Uber and Lyft did not respond to emailed questions, including one about whether they would abide by the July 1 deadline, and sent statements instead.
“Uber remains committed to expanded benefits and protections to drivers,” the company said in a statement sent by spokesman Davis White, referring to its efforts to overturn AB5 with a voter initiative that will be on the ballot in November 2020.
“If California regulators force rideshare companies to change their business model it would affect our ability to provide reliable and affordable services, along with threatening access to this essential work Californians depend on.”
When asked to elaborate as to why it would threaten jobs, White pointed to a summary of a May 2020 report conducted by a company called the Berkeley Research Group.
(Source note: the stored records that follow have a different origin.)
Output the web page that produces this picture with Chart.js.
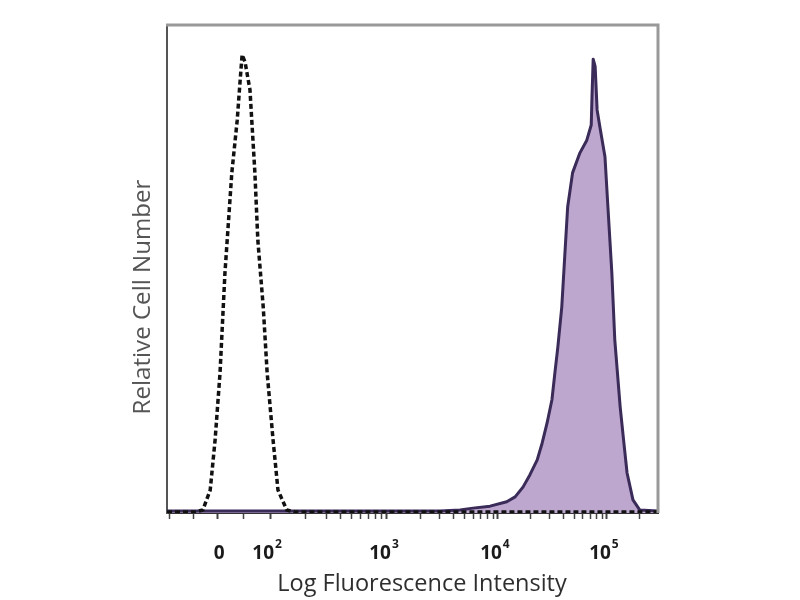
<!DOCTYPE html>
<html>
<head>
<meta charset="utf-8">
<script src="https://cdn.jsdelivr.net/npm/chart.js@4.4.1/dist/chart.umd.min.js"></script>
<style>
  html, body { margin: 0; padding: 0; background: #fff; }
  #wrap { width: 800px; height: 600px; }
</style>
</head>
<body>
<div id="wrap"><canvas id="chart" width="800" height="600"></canvas></div>
<script>
// ---------- data (x in display channels 0..1000, y in % of max) ----------
// isotype control (dashed)
const isoX = [0, 57, 73, 88, 98, 108, 118, 132, 143, 149, 153, 159, 169, 179, 185, 196, 204, 216, 226, 244, 261, 1000];
const isoY = [0.2, 0.2, 0.6, 4.7, 15.0, 28.7, 49.2, 69.7, 80.5, 88.7, 93.9, 92.4, 86.7, 69.7, 55.9, 42.2, 28.7, 15.0, 4.7, 0.6, 0.2, 0.2];

// stained sample (filled)
const stainX = [0, 556, 597, 623, 658, 692, 709, 725, 739, 754, 764, 774, 784, 790, 796, 804, 810, 816, 826, 841,
                855, 864, 866, 868, 872, 876, 882, 892, 898, 906, 912, 923, 931, 937, 949, 963, 1000];
const stainY = [0.4, 0.4, 0.6, 1.0, 1.4, 2.3, 3.3, 5.3, 7.8, 10.9, 14.3, 18.4, 23.2, 28.7, 34.0, 42.2, 52.5, 62.7, 69.7, 73.8,
                76.4, 79.5, 86.7, 93.0, 91.5, 82.6, 78.9, 73.0, 62.7, 49.2, 35.5, 21.7, 13.9, 8.2, 2.7, 0.6, 0.4];

// axis ticks: channel positions of 0, 10^2 .. 10^5 and their labels
const tickPos = [102, 210, 448, 674, 896];
const tickBase = ["0", "10", "10", "10", "10"];
const tickExp = ["", "2", "3", "4", "5"];
const lowMinorTicks = [6, 53, 155];

const xTitle = "Log Fluorescence Intensity";
const yTitle = "Relative Cell Number";

// minor log ticks between decades (2..9 x 10^n)
const minorTicks = [...lowMinorTicks];
for (let d = 1; d < tickPos.length; d++) {
  const start = tickPos[d];
  const w = d < tickPos.length - 1 ? tickPos[d + 1] - tickPos[d] : 222;
  for (let k = 2; k <= 9; k++) {
    const v = start + Math.log10(k) * w;
    if (v < 1000) minorTicks.push(Math.round(v));
  }
}
const allTicks = [...tickPos, ...minorTicks].sort((a, b) => a - b);

const toPoints = (xs, ys) => xs.map((x, i) => ({ x, y: ys[i] }));

// ---------- plugin: frame, tick labels with superscripts, titles ----------
const decorations = {
  id: "decorations",
  afterDraw(chart) {
    const { ctx, chartArea: a } = chart;
    const xs = chart.scales.x;
    ctx.save();

    // top and right frame lines
    ctx.strokeStyle = "#999";
    ctx.lineWidth = 3;
    ctx.beginPath();
    ctx.moveTo(a.left - 1, a.top);
    ctx.lineTo(a.right, a.top);
    ctx.lineTo(a.right, a.bottom);
    ctx.stroke();

    // tick labels
    ctx.fillStyle = "#1a1a1a";
    ctx.textBaseline = "alphabetic";
    ctx.textAlign = "left";
    const big = 'bold 19px "Open Sans"', small = 'bold 12px "Open Sans"';
    tickPos.forEach((v, i) => {
      const px = xs.getPixelForValue(v);
      ctx.font = big;
      const wb = ctx.measureText(tickBase[i]).width;
      ctx.font = small;
      const we = tickExp[i] ? ctx.measureText(tickExp[i]).width + 1 : 0;
      const cx = tickExp[i] ? px - 3 : px + 2;
      const x0 = cx - (wb + we) / 2;
      ctx.font = big;
      ctx.fillText(tickBase[i], x0, 559);
      if (tickExp[i]) {
        ctx.font = small;
        ctx.fillText(tickExp[i], x0 + wb + 1, 548);
      }
    });

    // axis titles, sized to the reference width
    ctx.textAlign = "center";
    ctx.textBaseline = "middle";
    ctx.font = '20px "Open Sans"';
    let w = ctx.measureText(xTitle).width;
    ctx.font = (20 * 289 / w).toFixed(1) + 'px "Open Sans"';
    ctx.fillStyle = "#2e2e2e";
    ctx.fillText(xTitle, 422, 584);

    ctx.font = '20px "Open Sans"';
    w = ctx.measureText(yTitle).width;
    ctx.font = (20 * 235 / w).toFixed(1) + 'px "Open Sans"';
    ctx.fillStyle = "#555";
    ctx.translate(143, 297);
    ctx.rotate(-Math.PI / 2);
    ctx.fillText(yTitle, 0, 0);
    ctx.restore();
  }
};

new Chart(document.getElementById("chart"), {
  type: "scatter",
  data: {
    datasets: [
      {
        label: "Isotype",
        data: toPoints(isoX, isoY),
        showLine: true,
        borderColor: "#111",
        borderWidth: 3.5,
        borderDash: [5, 3],
        borderJoinStyle: "round",
        pointRadius: 0,
        fill: false,
        tension: 0,
        order: 1
      },
      {
        label: "Stained",
        data: toPoints(stainX, stainY),
        showLine: true,
        borderColor: "#3a2b58",
        borderWidth: 3,
        borderJoinStyle: "round",
        backgroundColor: "#bda7cf",
        pointRadius: 0,
        fill: "origin",
        tension: 0,
        order: 2
      }
    ]
  },
  options: {
    responsive: false,
    animation: false,
    layout: { padding: { left: 122, right: 142, top: 25, bottom: 0 } },
    plugins: { legend: { display: false }, tooltip: { enabled: false } },
    scales: {
      x: {
        type: "linear",
        position: "bottom",
        min: 0,
        max: 1000,
        afterBuildTicks: s => { s.ticks = allTicks.map(v => ({ value: v })); },
        afterFit: s => { s.height = 87; },
        ticks: { display: false, autoSkip: false },
        grid: {
          display: true,
          drawOnChartArea: false,
          drawTicks: true,
          tickLength: 6,
          tickColor: "#444",
          tickWidth: c => tickPos.includes(c.tick.value) ? 2 : 1.5
        },
        border: { color: "#333", width: 2 }
      },
      y: {
        min: 0,
        max: 100,
        afterFit: s => { s.width = 45; },
        ticks: { display: false },
        grid: { display: false },
        border: { color: "#555", width: 2 }
      }
    }
  },
  plugins: [decorations]
});
</script>
</body>
</html>
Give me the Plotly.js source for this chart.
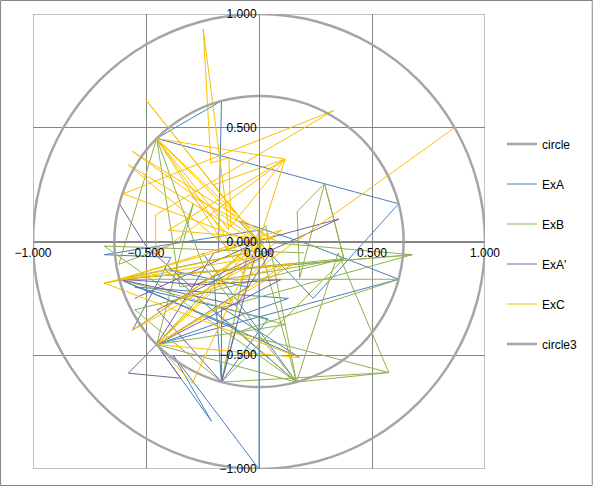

The summary claims that if Uber and Lyft had to re-classify drivers, it will result in an 80 to 90 percent reduction in the number of drivers. However, this four-page summary does not fully explain its analysis, and to date, the company has not provided a copy of the full report.
Similarly, Lyft spokesman CJ Macklin sent a brief statement saying that the “CPUC’s presumption is flawed,” and declined to explain further.
For years, both Lyft and Uber have said that if they are forced to reclassify gig workers as employees that such a change would have an adverse effect on their profitability, according to their latest annual reports submitted to the Securities and Exchange Commission in February and March 2020, respectively.
For years, the rival companies have touted the ad-hoc work schedule as an attractive perk for drivers. However, one of the major downsides has been that drivers are on the hook for incurring numerous work expenses, including gas, car maintenance, insurance, and more.
Shannon Liss-Riordan, a Boston-based labor lawyer who has sued both companies multiple times for alleged labor misclassification over the course of the past several years, called the move a “huge defeat for Uber and Lyft.”
“The pressure is escalating on Uber and Lyft and other companies that are thumbing their nose at the law,” she said. “If anything, this pandemic crisis is highlighting even more and raising public awareness about why we need basic protections for workers, and that companies that employ those workers need to be called to task.”